Team members, too, should be open and honest about where they’re frustrated, struggling, and need help. The point of these conversations is to get the support you need, and that won’t happen if you expect your manager to read your mind. 

6. Invest in feedback

Everybody is hungry for feedback, and fortunately, one-on-one meetings are the perfect outlet for recognition and constructive criticism that helps people improve.

Managers should seize the opportunity to applaud good work while also offering insight into the employee’s development areas. While it might feel nerve-racking in the moment, it’s worth it. According to Gallup research, 80% of employees who say they’ve received feedback in the past week are fully engaged.

And while it’s easy to think of this meeting as focused exclusively on the direct report’s performance, it’s not about improving one person — it’s about improving your relationship. Individual contributors can use this meeting to provide upward or manager feedback too, especially when it helps them (or the entire team) work more effectively. 
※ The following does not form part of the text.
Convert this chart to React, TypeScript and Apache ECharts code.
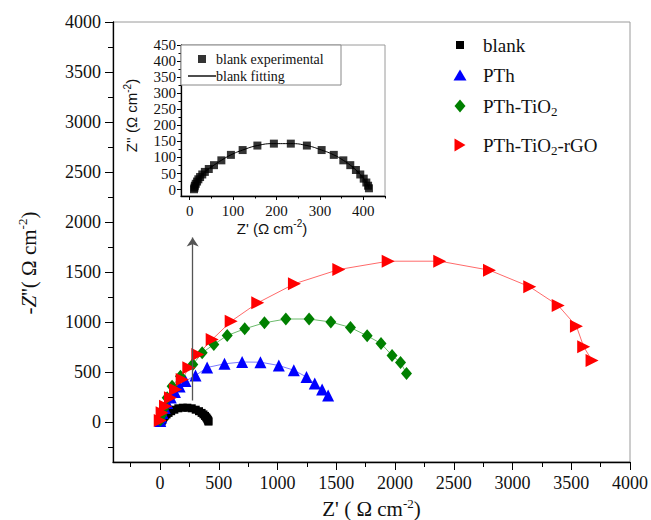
import React, { useEffect, useRef } from "react";
import * as echarts from "echarts";

// ---------- data (Z' , Z'') in Ω cm^-2 ----------
const blankExperimental: number[][] = [
  [10, 1], [11, 6], [12, 12], [14, 18], [17, 25], [20, 32], [24, 39], [29, 47], [35, 55], [44, 64],
  [56, 76], [73, 91], [95, 108], [122, 123], [156, 137], [194, 143], [233, 143], [270, 137],
  [304, 123], [332, 108], [354, 91], [370, 76], [383, 61], [393, 47], [401, 34], [407, 22],
  [411, 12], [413, 4],
];
const blankFitting: number[][] = [
  [10, 1], [12, 12], [17, 25], [24, 39], [35, 55], [56, 76], [73, 91], [95, 108], [122, 123],
  [156, 137], [194, 143], [233, 143], [270, 137], [304, 123], [332, 108], [354, 91], [370, 76],
  [383, 61], [393, 47], [401, 34], [407, 22], [411, 12], [413, 4],
];
const pth: number[][] = [
  [2, 10], [10, 45], [22, 90], [40, 140], [62, 190], [92, 245], [127, 300], [167, 355], [217, 410],
  [302, 465], [401, 545], [549, 582], [699, 600], [855, 598], [1011, 565], [1139, 518], [1247, 450],
  [1317, 385], [1380, 325], [1431, 265],
];
const pthTiO2: number[][] = [
  [3, 20], [15, 70], [32, 135], [61, 242], [103, 358], [174, 458], [279, 575], [359, 692], [458, 775],
  [572, 865], [721, 932], [889, 992], [1071, 1030], [1269, 1030], [1454, 1000], [1621, 945],
  [1763, 862], [1881, 785], [1975, 665], [2047, 595], [2098, 485],
];
const pthTiO2rGO: number[][] = [
  [2, 15], [18, 92], [47, 158], [89, 242], [132, 325], [189, 425], [245, 542], [322, 675], [444, 825],
  [606, 1008], [832, 1192], [1144, 1382], [1522, 1525], [1942, 1608], [2381, 1608], [2804, 1518],
  [3147, 1352], [3389, 1165], [3544, 958], [3606, 752], [3677, 615],
];
const arrowFrom = [278, 215];
const arrowTo = [278, 1845];

// ---------- ticks ----------
const mainTicks = [0, 500, 1000, 1500, 2000, 2500, 3000, 3500, 4000];
const mainMinor = [-250, 250, 750, 1250, 1750, 2250, 2750, 3250, 3750];
const insetXTicks = [0, 100, 200, 300, 400];
const insetXMinor = [50, 150, 250, 350, 450];
const insetYTicks = [0, 50, 100, 150, 200, 250, 300, 350, 400, 450];
const insetYMinor = [25, 75, 125, 175, 225, 275, 325, 375, 425];

const legendNames = ["blank", "PTh", "PTh-TiO2", "PTh-TiO2-rGO"];

const serif = "Liberation Serif";
const sans = "Liberation Sans";

function mkAxis(
  gridIndex: number, min: number, max: number, ticks: number[], position: string,
  isMinor: boolean, extra: any, labelSize: number, tickLen: number, margin: number
) {
  return {
    type: "value", gridIndex, min, max, position, offset: 0,
    axisLine: { show: !isMinor, onZero: false, lineStyle: { color: "#000", width: 1.3 } },
    axisTick: { show: true, inside: false, customValues: ticks, length: tickLen, lineStyle: { color: "#000", width: 1 } },
    axisLabel: isMinor
      ? { show: false }
      : {
          show: true, customValues: ticks, fontSize: labelSize, fontFamily: serif, color: "#111", margin,
          formatter: (v: number) => String(v),
        },
    splitLine: { show: false },
    ...extra,
  };
}

export default function App() {
  const ref = useRef<HTMLDivElement>(null);
  useEffect(() => {
    document.body.style.margin = "0";
    const chart = echarts.init(ref.current!, null, { renderer: "svg" });

    const supMain = { fontSize: 13, fontFamily: serif, padding: [0, 0, 12, 0], color: "#111" };
    const supInset = { fontSize: 10, fontFamily: sans, padding: [0, 0, 9, 0], color: "#111" };
    const subLegend = { fontSize: 13, fontFamily: serif, padding: [10, 0, 0, 0], color: "#111" };

    const legendLabel = (name: string) => {
      if (name === "PTh-TiO2") return "PTh-TiO{sub|2}";
      if (name === "PTh-TiO2-rGO") return "PTh-TiO{sub|2}-rGO";
      return name;
    };
    const legendCenters = [45, 75, 106, 145];
    const legendIcons = ["rect", "triangle", "diamond", "path://M0,0L11,6.5L0,13Z"];
    const legendIconW = [8, 13, 11, 11];
    const legendIconH = [8, 11, 13, 13];

    const mainLegends = legendNames.map((n, i) => ({
      data: [{ name: n, icon: legendIcons[i] }],
      left: 460 - legendIconW[i] / 2,
      top: legendCenters[i] - 11,
      padding: 0,
      itemWidth: legendIconW[i],
      itemHeight: legendIconH[i],
      formatter: legendLabel,
      textStyle: {
        fontSize: 19, fontFamily: serif, color: "#111", lineHeight: 22,
        padding: [0, 0, 0, 483 - (460 + legendIconW[i] / 2) - 5],
        rich: { sub: subLegend },
      },
    }));

    const option: any = {
      animation: false,
      backgroundColor: "#fff",
      textStyle: { fontFamily: serif },
      grid: [
        { left: 113, right: 21, top: 22, bottom: 58, show: true, borderColor: "#9a9a9a", borderWidth: 1, outerBoundsMode: "none" },
        { left: 181, right: 266, top: 45, bottom: 324, show: true, backgroundColor: "#fff", borderColor: "#9a9a9a", borderWidth: 1, outerBoundsMode: "none" },
      ],
      graphic: [
        {
          type: "rect", z: 5, silent: true,
          shape: { x: 181, y: 45, width: 160, height: 40 },
          style: { fill: "#fff", stroke: "#888", lineWidth: 1 },
        },
      ],
      legend: [
        ...mainLegends,
        {
          data: [{ name: "blank experimental", icon: "rect" }],
          left: 198, top: 51, padding: 0, itemWidth: 8, itemHeight: 8, z: 10,
          textStyle: { fontSize: 14, fontFamily: serif, color: "#111", lineHeight: 16, padding: [0, 0, 0, 5] },
        },
        {
          data: [{ name: "blank fitting", icon: "path://M0,0H28V1.4H0Z" }],
          left: 188, top: 68, padding: 0, itemWidth: 28, itemHeight: 1.4, z: 10,
          textStyle: { fontSize: 14, fontFamily: serif, color: "#111", lineHeight: 16, padding: [0, 0, 0, -5] },
        },
      ],
      xAxis: [
        mkAxis(0, -400, 4000, mainTicks, "bottom", false, {
          name: "Z' ( Ω cm{sup|-2})",
          nameLocation: "middle",
          nameGap: 26,
          nameTextStyle: { fontSize: 21, fontFamily: serif, color: "#111", rich: { sup: supMain } },
        }, 18, 8, 12),
        mkAxis(0, -400, 4000, mainMinor, "bottom", true, {}, 18, 5, 12),
        mkAxis(1, -20, 450, insetXTicks, "bottom", false, {
          name: "Z' (Ω cm{sup|-2})",
          nameLocation: "middle",
          nameGap: 22,
          nameTextStyle: { fontSize: 15, fontFamily: sans, color: "#111", padding: [0, 22, 0, 0], rich: { sup: supInset } },
        }, 15, 4, 7),
        mkAxis(1, -20, 450, insetXMinor, "bottom", true, {}, 15, 2.5, 7),
      ],
      yAxis: [
        mkAxis(0, -400, 4000, mainTicks, "left", false, {
          name: "-{i|Z}''( Ω cm{sup|-2})",
          nameLocation: "middle",
          nameRotate: 90,
          nameGap: 72,
          nameTextStyle: {
            fontSize: 21, fontFamily: serif, color: "#111", padding: [0, 42, 0, 0],
            rich: { sup: supMain, i: { fontSize: 21, fontFamily: serif, fontStyle: "italic", color: "#111" } },
          },
        }, 18, 8, 12),
        mkAxis(0, -400, 4000, mainMinor, "left", true, {}, 18, 5, 12),
        mkAxis(1, -20, 450, insetYTicks, "left", false, {
          name: "Z'' (Ω cm{sup|-2})",
          nameLocation: "middle",
          nameRotate: 90,
          nameGap: 40,
          nameTextStyle: { fontSize: 15, fontFamily: sans, color: "#111", padding: [0, 0, 0, 10], rich: { sup: supInset } },
        }, 15, 4, 5),
        mkAxis(1, -20, 450, insetYMinor, "left", true, {}, 15, 2.5, 5),
      ],
      series: [
        {
          name: "blank", type: "line", xAxisIndex: 0, yAxisIndex: 0, data: blankExperimental,
          symbol: "rect", symbolSize: 8, showAllSymbol: true,
          itemStyle: { color: "#000" }, lineStyle: { color: "#000", width: 1 },
          markLine: {
            silent: true, symbol: ["none", "arrow"], symbolSize: 9,
            label: { show: false }, emphasis: { disabled: true },
            lineStyle: { color: "#555", width: 1.3, type: "solid" },
            data: [[{ coord: arrowFrom }, { coord: arrowTo }]],
          },
        },
        {
          name: "PTh", type: "line", xAxisIndex: 0, yAxisIndex: 0, data: pth,
          symbol: "triangle", symbolSize: 12, showAllSymbol: true,
          itemStyle: { color: "#0000ff" }, lineStyle: { color: "#7b7bff", width: 1 },
        },
        {
          name: "PTh-TiO2", type: "line", xAxisIndex: 0, yAxisIndex: 0, data: pthTiO2,
          symbol: "diamond", symbolSize: [11, 13], showAllSymbol: true,
          itemStyle: { color: "#008000" }, lineStyle: { color: "#6dbb6d", width: 1 },
        },
        {
          name: "PTh-TiO2-rGO", type: "line", xAxisIndex: 0, yAxisIndex: 0, data: pthTiO2rGO,
          symbol: "triangle", symbolRotate: -90, symbolSize: 13, showAllSymbol: true,
          itemStyle: { color: "#ff0000" }, lineStyle: { color: "#ff6a6a", width: 1 },
        },
        {
          name: "blank fitting", type: "line", xAxisIndex: 2, yAxisIndex: 2, data: blankFitting,
          smooth: true, symbol: "none", itemStyle: { color: "#000" }, lineStyle: { color: "#000", width: 1 },
        },
        {
          name: "blank experimental", type: "scatter", xAxisIndex: 2, yAxisIndex: 2, data: blankExperimental,
          symbol: "rect", symbolSize: 8, itemStyle: { color: "#000" },
        },
      ],
    };
    chart.setOption(option);
    return () => chart.dispose();
  }, []);
  return <div ref={ref} style={{ width: 651, height: 520 }} />;
}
7. Recap and determine action items

Meetings are only valuable if they produce something. Yet, our own research found that 54% of workers frequently leave meetings without a clear idea of the next steps. Dedicate the last five minutes of your 1-on-1 meetings to: 

  • Summarizing what you discussed to confirm understanding
  • Detailing next steps and action items
  • Aligning on timelines and necessary resources

Add those to your ongoing agenda or another shared document so you can follow through — and follow up on them in your next meeting.

Transform your 1-on-1 meetings from inconsequential to indispensable

The humble 1-on-1 meeting has been overlooked and underestimated long enough.

When they’re done right, these conversations aren’t informal, time-wasting status updates that can easily slip off the calendar. They’re unmissable opportunities to align your expectations, strengthen your relationship, and work together more effectively.

So, it’s time for managers and individual contributors to give this underdog meeting the credit (and focus) it deserves.